• [Record set]:
• • •

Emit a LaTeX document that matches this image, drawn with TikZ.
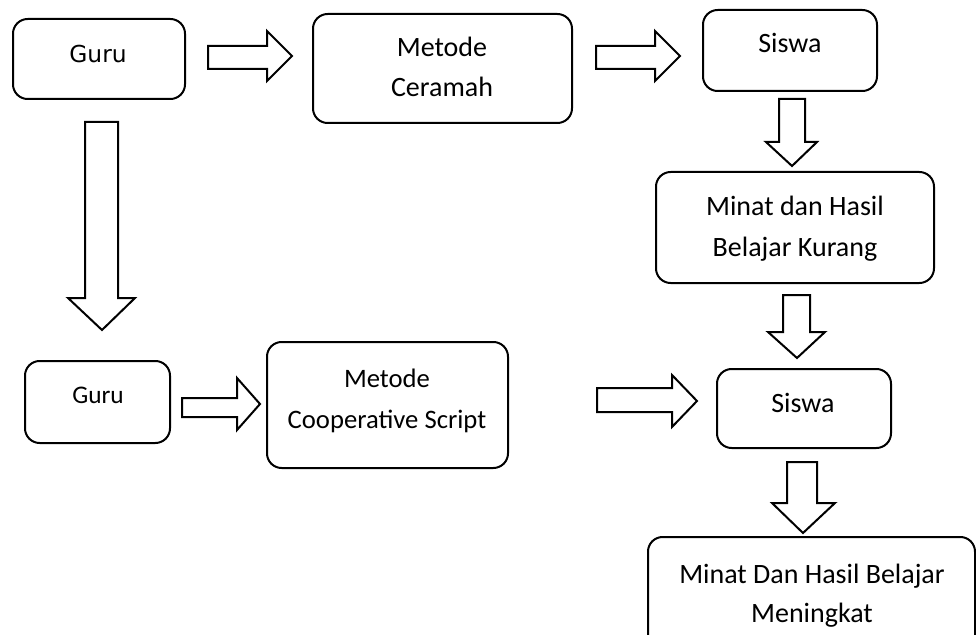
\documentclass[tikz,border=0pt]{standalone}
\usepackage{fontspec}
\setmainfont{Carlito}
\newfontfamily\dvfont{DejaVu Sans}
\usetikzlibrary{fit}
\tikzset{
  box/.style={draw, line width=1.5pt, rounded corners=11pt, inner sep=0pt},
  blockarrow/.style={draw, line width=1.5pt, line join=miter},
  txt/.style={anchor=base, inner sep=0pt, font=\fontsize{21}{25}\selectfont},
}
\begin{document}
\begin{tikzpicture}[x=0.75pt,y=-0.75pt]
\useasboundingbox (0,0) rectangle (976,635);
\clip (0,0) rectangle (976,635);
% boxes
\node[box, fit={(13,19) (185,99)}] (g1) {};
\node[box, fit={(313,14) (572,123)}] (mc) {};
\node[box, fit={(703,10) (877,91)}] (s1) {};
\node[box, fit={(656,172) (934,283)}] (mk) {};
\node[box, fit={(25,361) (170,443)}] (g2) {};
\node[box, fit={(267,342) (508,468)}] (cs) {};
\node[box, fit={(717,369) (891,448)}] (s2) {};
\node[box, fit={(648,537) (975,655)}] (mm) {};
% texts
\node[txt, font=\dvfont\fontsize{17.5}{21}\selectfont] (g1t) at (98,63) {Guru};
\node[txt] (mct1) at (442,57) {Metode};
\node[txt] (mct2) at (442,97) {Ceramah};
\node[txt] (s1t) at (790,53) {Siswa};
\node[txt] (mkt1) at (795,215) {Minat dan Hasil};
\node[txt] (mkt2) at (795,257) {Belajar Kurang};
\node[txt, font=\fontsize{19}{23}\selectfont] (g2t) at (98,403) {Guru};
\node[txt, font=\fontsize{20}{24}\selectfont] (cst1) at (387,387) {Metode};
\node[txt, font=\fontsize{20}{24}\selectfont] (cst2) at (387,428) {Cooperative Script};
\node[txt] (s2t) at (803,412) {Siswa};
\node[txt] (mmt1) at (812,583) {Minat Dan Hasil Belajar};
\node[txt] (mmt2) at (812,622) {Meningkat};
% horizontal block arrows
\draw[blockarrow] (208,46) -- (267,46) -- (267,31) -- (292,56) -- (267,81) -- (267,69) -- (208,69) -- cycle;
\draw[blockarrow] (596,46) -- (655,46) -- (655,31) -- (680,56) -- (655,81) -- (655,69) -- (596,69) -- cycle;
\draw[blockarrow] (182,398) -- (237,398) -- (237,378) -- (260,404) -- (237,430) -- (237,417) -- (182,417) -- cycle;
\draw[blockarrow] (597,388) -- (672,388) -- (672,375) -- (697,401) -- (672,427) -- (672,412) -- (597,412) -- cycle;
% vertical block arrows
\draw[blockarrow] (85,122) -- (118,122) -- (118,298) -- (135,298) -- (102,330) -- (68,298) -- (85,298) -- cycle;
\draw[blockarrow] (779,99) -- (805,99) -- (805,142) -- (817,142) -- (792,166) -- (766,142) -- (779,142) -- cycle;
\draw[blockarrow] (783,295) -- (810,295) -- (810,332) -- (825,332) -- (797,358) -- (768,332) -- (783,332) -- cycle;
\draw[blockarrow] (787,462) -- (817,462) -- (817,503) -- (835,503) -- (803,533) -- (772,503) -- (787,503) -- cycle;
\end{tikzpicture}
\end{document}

• • •

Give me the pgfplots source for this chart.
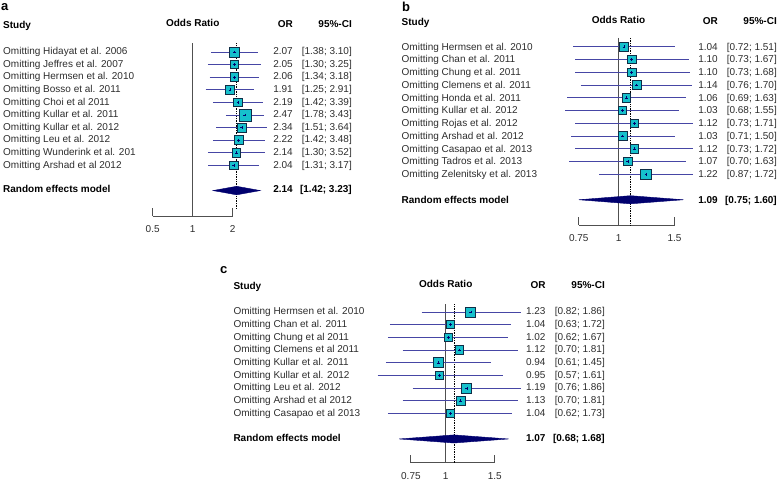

• • •

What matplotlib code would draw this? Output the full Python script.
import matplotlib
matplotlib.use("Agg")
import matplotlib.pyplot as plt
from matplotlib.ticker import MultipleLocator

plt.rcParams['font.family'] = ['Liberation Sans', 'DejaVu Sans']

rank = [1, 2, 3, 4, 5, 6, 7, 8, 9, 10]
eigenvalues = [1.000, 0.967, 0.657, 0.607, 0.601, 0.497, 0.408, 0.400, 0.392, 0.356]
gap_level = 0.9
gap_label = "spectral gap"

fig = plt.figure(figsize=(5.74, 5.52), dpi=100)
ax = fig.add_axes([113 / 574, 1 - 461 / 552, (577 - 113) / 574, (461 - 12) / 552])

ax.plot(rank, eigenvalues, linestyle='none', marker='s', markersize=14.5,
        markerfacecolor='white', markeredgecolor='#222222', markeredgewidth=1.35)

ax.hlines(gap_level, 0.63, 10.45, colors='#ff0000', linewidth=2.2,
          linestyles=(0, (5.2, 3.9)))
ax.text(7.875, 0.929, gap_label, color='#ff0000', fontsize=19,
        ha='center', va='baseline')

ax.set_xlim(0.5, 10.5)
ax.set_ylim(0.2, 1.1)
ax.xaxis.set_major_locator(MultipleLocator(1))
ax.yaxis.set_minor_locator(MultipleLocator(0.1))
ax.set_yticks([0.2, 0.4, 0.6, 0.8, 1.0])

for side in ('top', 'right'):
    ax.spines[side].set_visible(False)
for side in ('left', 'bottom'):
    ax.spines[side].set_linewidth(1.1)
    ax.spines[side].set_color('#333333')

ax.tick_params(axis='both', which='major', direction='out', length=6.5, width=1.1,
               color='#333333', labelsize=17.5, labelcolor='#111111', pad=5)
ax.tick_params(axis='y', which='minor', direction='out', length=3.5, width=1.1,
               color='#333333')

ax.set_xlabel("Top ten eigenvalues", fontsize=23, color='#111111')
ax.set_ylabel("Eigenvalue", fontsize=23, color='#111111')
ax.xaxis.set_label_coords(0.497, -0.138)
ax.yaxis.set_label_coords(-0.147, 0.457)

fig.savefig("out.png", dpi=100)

• • •

• [Instruction]: Print only the run of lines that begins with the line containing "What matplotlib code" and ends with the line containing "ax.set_yticks([0.2, 0.4, 0.6, 0.8, 1.0])", both included, exactly as they read.

• [Complete answer]:
What matplotlib code would draw this? Output the full Python script.
import matplotlib
matplotlib.use("Agg")
import matplotlib.pyplot as plt
from matplotlib.ticker import MultipleLocator

plt.rcParams['font.family'] = ['Liberation Sans', 'DejaVu Sans']

rank = [1, 2, 3, 4, 5, 6, 7, 8, 9, 10]
eigenvalues = [1.000, 0.967, 0.657, 0.607, 0.601, 0.497, 0.408, 0.400, 0.392, 0.356]
gap_level = 0.9
gap_label = "spectral gap"

fig = plt.figure(figsize=(5.74, 5.52), dpi=100)
ax = fig.add_axes([113 / 574, 1 - 461 / 552, (577 - 113) / 574, (461 - 12) / 552])

ax.plot(rank, eigenvalues, linestyle='none', marker='s', markersize=14.5,
        markerfacecolor='white', markeredgecolor='#222222', markeredgewidth=1.35)

ax.hlines(gap_level, 0.63, 10.45, colors='#ff0000', linewidth=2.2,
          linestyles=(0, (5.2, 3.9)))
ax.text(7.875, 0.929, gap_label, color='#ff0000', fontsize=19,
        ha='center', va='baseline')

ax.set_xlim(0.5, 10.5)
ax.set_ylim(0.2, 1.1)
ax.xaxis.set_major_locator(MultipleLocator(1))
ax.yaxis.set_minor_locator(MultipleLocator(0.1))
ax.set_yticks([0.2, 0.4, 0.6, 0.8, 1.0])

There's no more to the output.